Clearly 1 and 2 can not hold for otherwise we would have that a well-ordered set is similar to one of its initial segments, therefore only 3 holds and it tells us that $s(x)$ is similar to an ordinal number. By transfinite induction we have shown that $\forall x \in W, x \in S$. Now we just need to repeat the exact procedure to show that $W$ is similar to an ordinal number: first we define the sentence $p(x,\alpha)$ as "$x \in W$, $\alpha$ is an ordinal number, $s(x) \cong \alpha$", then we apply the Axiom of Substitution using the previously proved result and finally the union of the range of the function thus obtained is the desired ordinal number. $\square$

Answer 3

Been reading this book to fill some knowledge gaps on set theory, so here's my solution (taking uniqueness of ordinal equivalence for granted):

Claim: Suppose that $X$ is a well-ordered set such that every initial segment of $X$ is similar to an ordinal number. Then $X$ is itself similar to an ordinal number.

Proof: For any $x \in X$, we know that there exists an ordinal number similar to $x$ by hypothesis; the singleton set containing this ordinal is then precisely the set $\{ \alpha : \alpha \text{ is an ordinal and } \alpha \cong s(x) \}$ by uniqueness of ordinal similarity. By the axiom of substitution, there exists a function $F$ with domain $X$ such that $F(x)$ is the aforementioned set for each $x \in X$. Since each element $F(x)$ is a (non-empty) singleton set, we can form the unique function $f$ of domain $X$ satisfying $F(x) = \{ f(x) \}$ (i.e. $f$ removes the curly braces from the result of $F$). The result is a function $f$ with the property that, for all $x \in X$, $f(x)$ is an ordinal and $f(x) \cong s(x)$.

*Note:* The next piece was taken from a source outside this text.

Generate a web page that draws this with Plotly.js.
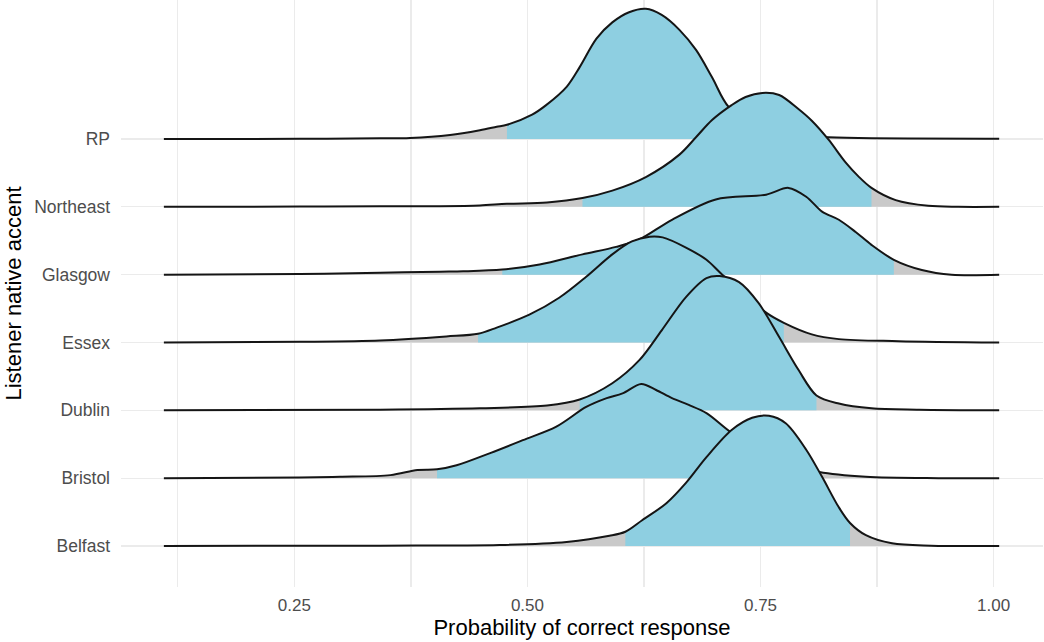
<!DOCTYPE html>
<html><head><meta charset="utf-8">
<script src="https://cdn.plot.ly/plotly-3.0.1.min.js"></script>
<style>html,body{margin:0;padding:0;background:#fff}</style></head>
<body>
<div id="chart" style="width:1044px;height:642px"></div>
<script>
// Categories from top row to bottom row
const categories = ['RP', 'Northeast', 'Glasgow', 'Essex', 'Dublin', 'Bristol', 'Belfast'];

// Density curves (x = probability, h = ridge height in row units)
const rpX = [0.110,0.256,0.342,0.374,0.417,0.449,0.467,0.478,0.505,0.520,0.542,0.556,0.574,0.591,0.609,0.627,0.644,0.663,0.681,0.698,0.716,0.748,0.780,0.816,0.855,1.006];
const rpH = [0,0.003,0.01,0.015,0.06,0.13,0.18,0.21,0.36,0.50,0.77,1.06,1.48,1.72,1.87,1.92,1.83,1.61,1.31,0.91,0.47,0.18,0.07,0.03,0.015,0.005];

const northeastX = [0.110,0.256,0.342,0.406,0.449,0.478,0.521,0.559,0.591,0.627,0.663,0.681,0.698,0.719,0.734,0.752,0.770,0.790,0.805,0.823,0.841,0.855,0.869,0.895,0.930,0.962,1.006];
const northeastH = [0,0.005,0.01,0.01,0.02,0.045,0.065,0.13,0.24,0.44,0.77,1.03,1.28,1.50,1.62,1.68,1.65,1.45,1.27,0.99,0.66,0.45,0.28,0.10,0.015,0,0];

const glasgowX = [0.110,0.256,0.342,0.406,0.431,0.473,0.513,0.559,0.595,0.620,0.655,0.702,0.756,0.780,0.799,0.816,0.834,0.852,0.869,0.893,0.923,0.955,1.006];
const glasgowH = [0,0.01,0.03,0.045,0.05,0.075,0.15,0.30,0.41,0.52,0.81,1.11,1.18,1.28,1.15,0.93,0.81,0.63,0.44,0.22,0.07,0,0];

const essexX = [0.110,0.256,0.342,0.413,0.447,0.467,0.502,0.534,0.563,0.591,0.612,0.631,0.645,0.670,0.692,0.709,0.734,0.756,0.775,0.805,0.834,0.898,1.006];
const essexH = [0,0.01,0.03,0.09,0.13,0.22,0.41,0.66,0.97,1.30,1.49,1.56,1.55,1.40,1.22,1.00,0.71,0.44,0.29,0.12,0.05,0.02,0];

const dublinX = [0.110,0.342,0.449,0.521,0.556,0.591,0.620,0.644,0.670,0.692,0.706,0.727,0.748,0.770,0.791,0.810,0.834,0.869,0.920,1.006];
const dublinH = [0,0.01,0.03,0.07,0.16,0.40,0.74,1.18,1.67,1.95,1.98,1.89,1.58,1.08,0.59,0.22,0.10,0.03,0.01,0];

const bristolX = [0.110,0.256,0.299,0.353,0.382,0.403,0.424,0.460,0.495,0.531,0.563,0.585,0.602,0.622,0.638,0.655,0.673,0.692,0.719,0.748,0.780,0.813,0.863,0.941,1.006];
const bristolH = [0,0.01,0.02,0.045,0.12,0.13,0.19,0.37,0.56,0.76,1.05,1.18,1.25,1.39,1.30,1.18,1.08,0.96,0.67,0.44,0.22,0.09,0.02,0,0];

const belfastX = [0.110,0.342,0.470,0.542,0.588,0.605,0.623,0.649,0.670,0.692,0.719,0.741,0.759,0.777,0.799,0.816,0.834,0.846,0.863,0.891,0.933,1.006];
const belfastH = [0,0.005,0.015,0.06,0.15,0.21,0.38,0.63,0.93,1.31,1.71,1.89,1.92,1.81,1.42,1.02,0.57,0.34,0.16,0.04,0.005,0];

// Interval (blue) limits per category, same order as categories
const lowerQ = [0.478, 0.559, 0.473, 0.447, 0.556, 0.403, 0.605];
const upperQ = [0.780, 0.869, 0.893, 0.775, 0.810, 0.813, 0.846];

// X tick labels
const xTickVals = [0.25, 0.50, 0.75, 1.00];
const xTickText = ['0.25', '0.50', '0.75', '1.00'];
const xMinorVals = [0.125, 0.375, 0.625, 0.875];

const curvesX = [rpX, northeastX, glasgowX, essexX, dublinX, bristolX, belfastX];
const curvesH = [rpH, northeastH, glasgowH, essexH, dublinH, bristolH, belfastH];

const BLUE = '#8ecfe1', GREY = '#c9c9c9', LINE = '#151515';
const traces = [];
const n = categories.length;
const positions = categories.map((c, i) => n - i);

categories.forEach((cat, i) => {
  const base = positions[i];
  const xs = curvesX[i];
  const ys = curvesH[i].map(h => base + h);
  const common = {type: 'scatter', mode: 'lines', hoverinfo: 'skip', showlegend: false};
  // grey tails (full area)
  traces.push(Object.assign({}, common, {x: xs, y: xs.map(() => base), line: {width: 0}}));
  traces.push(Object.assign({}, common, {x: xs, y: ys, fill: 'tonexty', fillcolor: GREY,
    line: {width: 0, shape: 'spline', smoothing: 0.9}}));
  // blue central interval
  const idx = xs.map((v, k) => k).filter(k => xs[k] >= lowerQ[i] - 1e-9 && xs[k] <= upperQ[i] + 1e-9);
  const bx = idx.map(k => xs[k]);
  const by = idx.map(k => ys[k]);
  traces.push(Object.assign({}, common, {x: bx, y: bx.map(() => base), line: {width: 0}}));
  traces.push(Object.assign({}, common, {x: bx, y: by, fill: 'tonexty', fillcolor: BLUE,
    line: {width: 0, shape: 'spline', smoothing: 0.9}}));
  // outline
  traces.push(Object.assign({}, common, {x: xs, y: ys,
    line: {color: LINE, width: 2, shape: 'spline', smoothing: 0.9}}));
});

const layout = {
  width: 1044, height: 642,
  margin: {l: 121, r: 1, t: 0, b: 55},
  paper_bgcolor: '#ffffff', plot_bgcolor: '#ffffff',
  font: {family: 'Liberation Sans, Arial, sans-serif', color: '#4d4d4d', size: 17},
  xaxis: {
    range: [0.064, 1.053],
    tickvals: xTickVals, ticktext: xTickText,
    showgrid: true, gridcolor: '#ebebeb', gridwidth: 1.2,
    minor: {tickvals: xMinorVals, showgrid: true, gridcolor: '#ebebeb', gridwidth: 1.2},
    zeroline: false, showline: false, ticks: '',
    ticklabelstandoff: 6,
    tickfont: {size: 17, color: '#4d4d4d'},
    title: {text: 'Probability of correct response', font: {size: 22, color: '#000000'}, standoff: 3}
  },
  yaxis: {
    range: [0.3955, 9.05],
    tickvals: positions, ticktext: categories,
    showgrid: true, gridcolor: '#ebebeb', gridwidth: 1.2,
    zeroline: false, showline: false, ticks: '',
    ticklabelstandoff: 10,
    tickfont: {size: 17.5, color: '#4d4d4d'},
    title: {text: 'Listener native accent', font: {size: 22, color: '#000000'}, standoff: 6}
  }
};

Plotly.newPlot('chart', traces, layout, {displayModeBar: false, staticPlot: true});
</script>
</body></html>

Denote by $S$ the range of $f$. We claim that $S$ is an ordinal. As established, $S$ is a set of ordinals, so it is well ordered under set inclusion/membership. Suppose now that $\alpha \in S$. The initial segment of $\alpha$ in $S$ is included in $\alpha$ by definition; it remains to be shown that every element of $\alpha$ is included in $S$ (and therefore also in its initial segment). Suppose $\beta \in \alpha$. Then if $\alpha$ is the image of $x \in X$, it is similar to $s(x)$, say through the similarity $\varphi$. Now it is easy to show that $\varphi$ restricts over the initial segment of $\beta$ in $\alpha$ to a similarity. Noting that $\varphi(s(\beta)) = s(\varphi(\beta))$ as a consequence of the fact that $\varphi$ is a similarity, $\left.\varphi\right|_{s(\beta)}$ is a similarity between $s(\beta) = \beta$ (taking $\beta \in \alpha$, an ordinal) and $s(\varphi(\beta))$. Since $\varphi(\beta) \in s(x) \subseteq X$, we have $\beta \in S$ as desired.

Now the sets $X$ and $S$ are each well-ordered, and so there are three cases. If they are similar, we are done. If $X$ is similar to an initial segment of $S$, then since an initial segment of an ordinal is again an ordinal, we are done. Finally, suppose $S$ is similar to an initial segment $s(x)$ of $X$. We then have that $s(x)$ is similar to the ordinals $f(x)$ and $S$, so that $f(x) \cong S \implies f(x) = S$. However, $f$ has range $S$, so $f(x) \in S \implies f(x) \in f(x) \implies f(x) < f(x)$, a contradiction. $\blacksquare$

Now the proof in the book goes as follows:

Since for the ordinal numbers similarity is the same as equality, uniqueness is obvious. Suppose now that $X$ is a well ordered set and suppose that an element $a$ of $X$ is such that the initial segment determined by each predecessor of $a$ is similar to some (necessarily unique) ordinal number. By the claim, $s(a)$ itself is then similar to some ordinal number. Applying transfinite induction, all of the initial segments of $X$ are similar to some ordinal number. Applying the claim now to $X$, $X$ itself is similar to some ordinal number.

I still unfortunately can not answer what the hell the author intended with the phrase "whether $a$ is the immediate successor of one of its predecessors or the supremum of them all, that $s(a)$ is similar to an ordinal number."